There has been pushback: the SBC, for example, reaffirmed last week — over the objections of some members — that there is no place for nativism or racism in its congregations and their support for religious liberty. The evangelical conservative wing of Presbyterianism in America, the PCA, similarly reprimanded a right-wing influencer and pastor for charged rhetoric.

Meanwhile, popular conservative and traditional Catholic clergy who create content for mass consumption have similarly weighed in against the anti-Semitic, anti-Israel turn that some right-wing Catholics and Catholic converts have taken in the last year.

But conversations within religions often mirror conversations outside of it, and it can be hard to identify the boundaries between the two. Just as right-leaning evangelical churches are now being riven by MAGA-era culture wars, mainline Protestant churches have splintered in the past over resolutions promoting greater tolerance and inclusion for women, minorities, and LGBT members.

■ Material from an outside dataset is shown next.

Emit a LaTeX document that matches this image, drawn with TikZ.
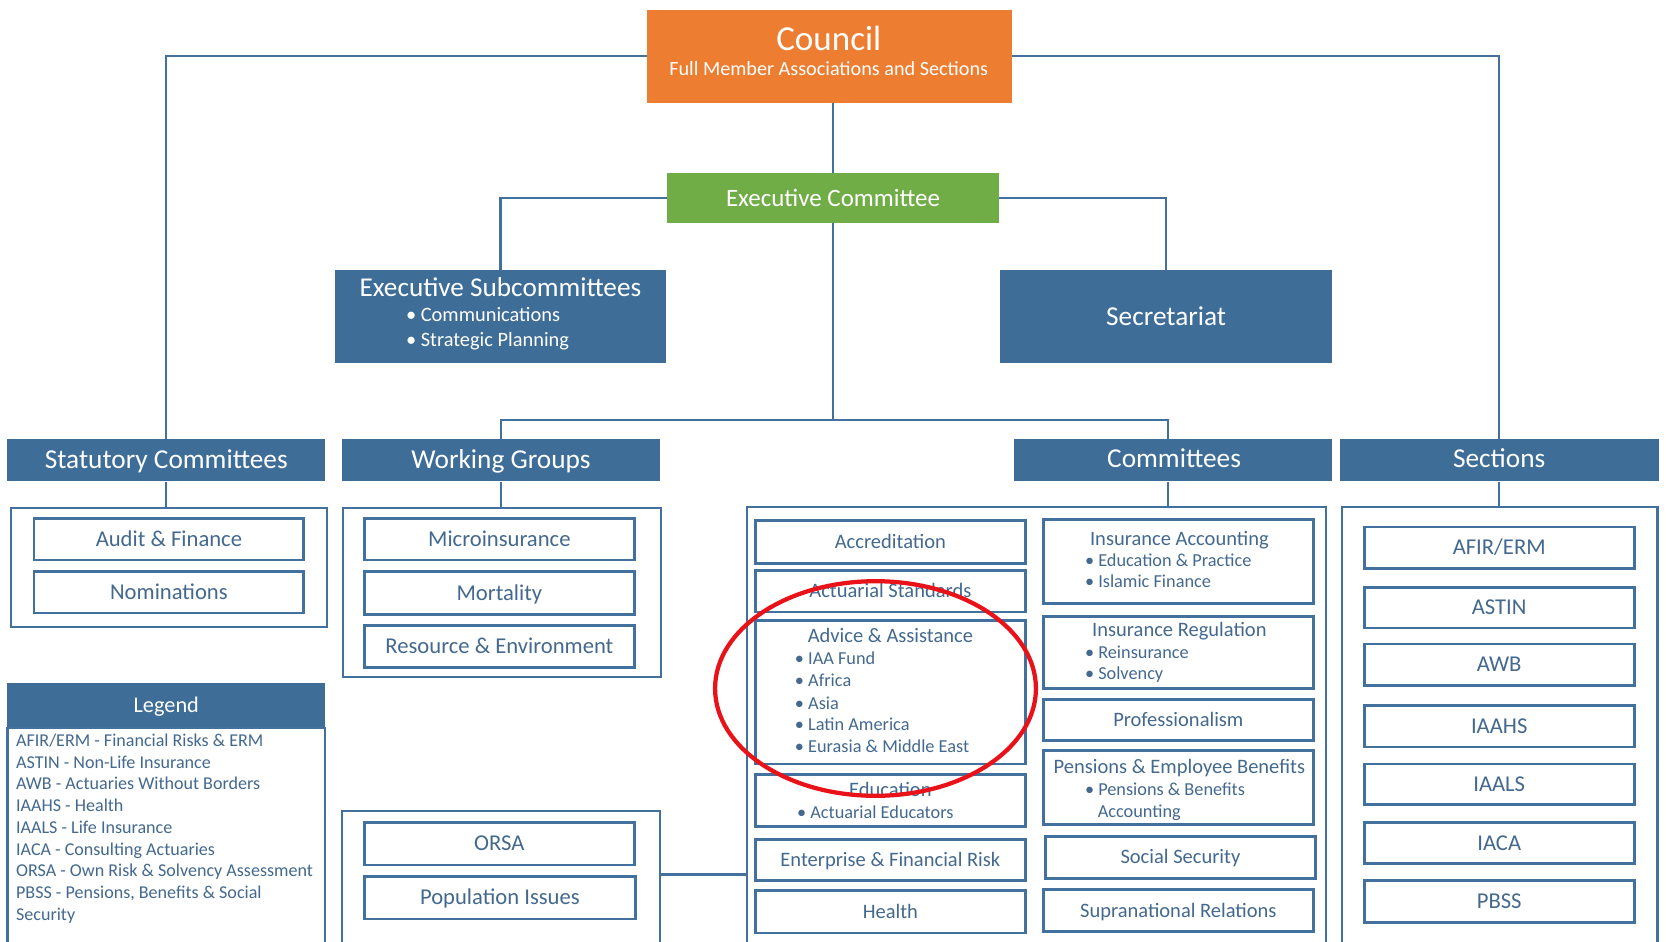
\documentclass[tikz,border=0pt]{standalone}
\usepackage{fontspec}
\setmainfont{Carlito}
\usetikzlibrary{calc}
\definecolor{hdr}{HTML}{3E6D98}
\definecolor{lnc}{HTML}{41719C}
\definecolor{txc}{HTML}{44698F}
\definecolor{orng}{HTML}{ED7D31}
\definecolor{grn}{HTML}{70AD47}
\definecolor{ringred}{RGB}{232,18,24}
\newcommand\rbox[7][]{\node[#1, minimum width={(#5-#3)*1pt}, minimum height={(#6-#4)*1pt}] (#2) at ({(#3+#5)/2},{(#4+#6)/2}) {#7};}
\begin{document}
\begin{tikzpicture}[x=1pt,y=-1pt,
  fs/.style 2 args={font=\fontsize{#1}{#1}\selectfont, text height=#2pt, text depth=0pt},
  conn/.style={draw=lnc, line width=2pt},
  fillbox/.style={draw=none, text=white, inner sep=0pt},
  hdrbox/.style={fill=hdr, draw=none, text=white, inner sep=0pt, fs={25.7}{16.2}},
  cont/.style={draw=lnc, line width=2pt, inner sep=0pt},
  ibox/.style={draw=lnc, line width=2.6pt, text=txc, inner sep=0pt, fs={21.3}{13.4}},
  cbox/.style={ibox, fs={19.3}{12.2}},
  tl/.style={anchor=west, inner sep=0pt, text=txc, fs={17.2}{10.8}},
  tc/.style={inner sep=0pt, text=txc, fs={19.3}{12.2}},
  wl/.style={anchor=west, inner sep=0pt, text=white, fs={19.2}{12.1}},
  lg/.style={anchor=west, inner sep=0pt, text=txc, fs={17}{10.7}},
]
\clip (0,0) rectangle (1568,886);
\fill[white] (0,0) rectangle (1568,886);

% top level
\rbox[fillbox, fill=orng]{council}{609}{9}{952}{97}{}
\node[fillbox, fs={33}{20.8}] (councilt) at (780,37) {Council};
\node[fillbox, fs={19}{12}] (councils) at (780,65) {Full Member Associations and Sections};
\rbox[fillbox, fill=grn, fs={23.5}{14.8}]{exec}{628}{163}{940}{210}{Executive Committee}
\rbox[fillbox, fill=hdr]{esub}{315}{254}{627}{342}{}
\node[fillbox, fs={25.6}{16.1}] (esubt) at (471,271) {Executive Subcommittees};
\node[wl] (esub1) at (382,297) {• Communications};
\node[wl] (esub2) at (382,320) {• Strategic Planning};
\rbox[hdrbox]{secr}{941}{254}{1254}{342}{Secretariat}

% headers
\rbox[hdrbox]{stat}{7}{413}{306}{453}{Statutory Committees}
\rbox[hdrbox]{wg}{322}{413}{621}{453}{Working Groups}
\rbox[hdrbox]{com}{954}{413}{1254}{453}{}
\node[fillbox, fs={25.7}{16.2}] (comt) at (1105,432) {Committees};
\rbox[hdrbox]{sech}{1261}{413}{1561}{453}{}
\node[fillbox, fs={25.7}{16.2}] (secht) at (1411,432) {Sections};

% containers
\rbox[cont]{statc}{10}{478}{308}{590}{}
\rbox[cont]{wgc}{323}{478}{622}{637}{}
\rbox[cont]{wg2}{322}{763}{621}{905}{}
\rbox[cont]{comc}{703}{477}{1248}{905}{}
\rbox[cont]{secc}{1263}{477}{1560}{905}{}

% legend
\rbox[hdrbox, fs={21}{13.2}]{legh}{7}{643}{306}{685}{Legend}
\rbox[cont]{legb}{7}{685}{306}{905}{}
\node[lg] (l1) at (15,697) {AFIR/ERM - Financial Risks \& ERM};
\node[lg] (l2) at (15,717.5) {ASTIN - Non-Life Insurance};
\node[lg] (l3) at (15,738) {AWB - Actuaries Without Borders};
\node[lg] (l4) at (15,758.5) {IAAHS - Health};
\node[lg] (l5) at (15,779) {IAALS - Life Insurance};
\node[lg] (l6) at (15,799.5) {IACA - Consulting Actuaries};
\node[lg] (l7) at (15,820) {ORSA - Own Risk \& Solvency Assessment};
\node[lg] (l8) at (15,840.5) {PBSS - Pensions, Benefits \& Social};
\node[lg] (l9) at (15,861) {Security};

% statutory
\rbox[ibox]{audit}{32}{488}{286}{527}{Audit \& Finance}
\rbox[ibox]{nomin}{32}{538}{286}{577}{Nominations}
% working groups
\rbox[ibox]{micro}{343}{488}{597}{527}{Microinsurance}
\rbox[ibox]{mort}{343}{538}{597}{578}{Mortality}
\rbox[ibox]{resenv}{343}{589}{597}{628}{Resource \& Environment}
\rbox[ibox]{orsa}{343}{774}{597}{814}{ORSA}
\rbox[ibox]{popis}{343}{825}{598}{865}{Population Issues}

% committees left column
\rbox[cbox]{accr}{711}{490}{965}{530}{Accreditation}
\rbox[cbox]{actst}{711}{537}{965}{576}{Actuarial Standards}
\rbox[cbox]{advice}{711}{584}{965}{719}{}
\node[tc] (advt) at (838,599) {Advice \& Assistance};
\node[tl] (adv1) at (748,620) {• IAA Fund};
\node[tl] (adv2) at (748,641) {• Africa};
\node[tl] (adv3) at (748,662) {• Asia};
\node[tl] (adv4) at (748,682) {• Latin America};
\node[tl] (adv5) at (748,703) {• Eurasia \& Middle East};
\rbox[cbox]{educ}{711}{729}{965}{778}{}
\node[tc] (edt) at (838,744) {Education};
\node[tl] (ed1) at (750,765) {• Actuarial Educators};
\rbox[cbox]{efr}{711}{790}{965}{829}{Enterprise \& Financial Risk}
\rbox[cbox]{health}{711}{838}{965}{878}{Health}

% committees right column
\rbox[cbox]{insacc}{982}{489}{1236}{568}{}
\node[tc] (iat) at (1110,507) {Insurance Accounting};
\node[tl] (ia1) at (1021,528) {• Education \& Practice};
\node[tl] (ia2) at (1021,548) {• Islamic Finance};
\rbox[cbox]{insreg}{982}{580}{1236}{648}{}
\node[tc] (irt) at (1110,593) {Insurance Regulation};
\node[tl] (ir1) at (1021,614) {• Reinsurance};
\node[tl] (ir2) at (1021,634) {• Solvency};
\rbox[cbox]{prof}{982}{658}{1236}{697}{Professionalism}
\rbox[cbox]{pens}{982}{706}{1236}{776}{}
\node[tc] (pt) at (1110,722) {Pensions \& Employee Benefits};
\node[tl] (p1) at (1021,743) {• Pensions \& Benefits};
\node[tl] (p2) at (1033,764) {Accounting};
\rbox[cbox]{socsec}{984}{787}{1238}{827}{Social Security}
\rbox[cbox]{supra}{982}{837}{1236}{877}{Supranational Relations}

% sections
\rbox[ibox]{afir}{1284}{496}{1538}{535}{AFIR/ERM}
\rbox[ibox]{astin}{1284}{553}{1538}{591}{ASTIN}
\rbox[ibox]{awb}{1284}{606}{1538}{645}{AWB}
\rbox[ibox]{iaahs}{1284}{664}{1538}{703}{IAAHS}
\rbox[ibox]{iaals}{1284}{719}{1538}{757}{IAALS}
\rbox[ibox]{iaca}{1284}{774}{1538}{813}{IACA}
\rbox[ibox]{pbss}{1284}{829}{1538}{868}{PBSS}

% connectors
\coordinate (bus) at (784,395);
\coordinate (cbus) at (1099,395);
\coordinate (w2o) at (621,823);
\draw[conn] (council.west) -| (stat.north);
\draw[conn] (council.east) -| (sech.north);
\draw[conn] (exec.north) -- (exec.north |- council.south);
\draw[conn] (exec.west) -| (esub.north);
\draw[conn] (exec.east) -| (secr.north);
\draw[conn] (exec.south) -- (bus);
\draw[conn] (wg.north) |- (cbus) -- (cbus |- com.north);
\draw[conn] (stat.south) -- (stat.south |- statc.north);
\draw[conn] (wg.south) -- (wg.south |- wgc.north);
\draw[conn] (com.south -| cbus) -- (cbus |- comc.north);
\draw[conn] (sech.south) -- (sech.south |- secc.north);
\draw[conn] (w2o) -- (w2o -| comc.west);

% red ring
\draw[ringred, line width=4pt] (824,648) ellipse [x radius=151, y radius=101];
\end{tikzpicture}
\end{document}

There are liberals who drift from their faith entirely over its perceived conservatism, just as some relatively secular conservatives adopt an “evangelical” label as a political signifier.

“Social media has accelerated what was already happening, but because of the phenomenon of algorithms, COVID, and Trump, it has closed a door to where there just doesn’t seem to be opportunities to turn back,” Perry said.

That trend holds serious implications for American religiosity and politics: churches getting smaller, losing their cultural influence and ability to form consciences and regulate morality, and giving it up to figures who want to use them for political and social goals.

And America is already seeing some of this playing out: the rise of loose, isolated, and culturally weak nondenominational churches, who are free from the accumulated weight of politics and history that can drag down larger institutional churches, but also lack significant reach beyond their immediate flock. Then there are the “unchurched evangelicals” who some religious leaders view as congregations of one, and who often pick and choose beliefs that align with the culture war in their feeds.

“We’re very much a bottom-up society now, not a top-down society,” Burge told me.

There are counter-trends: Many young people have joined a faith community in recent years because they deliberately want to get away from modern online distractions.

But in a world where daily life is increasingly spent on screens, it would be naive to think we could so easily render unto TikTok the things which are Tiktok’s. Last week’s convention won’t be the last example.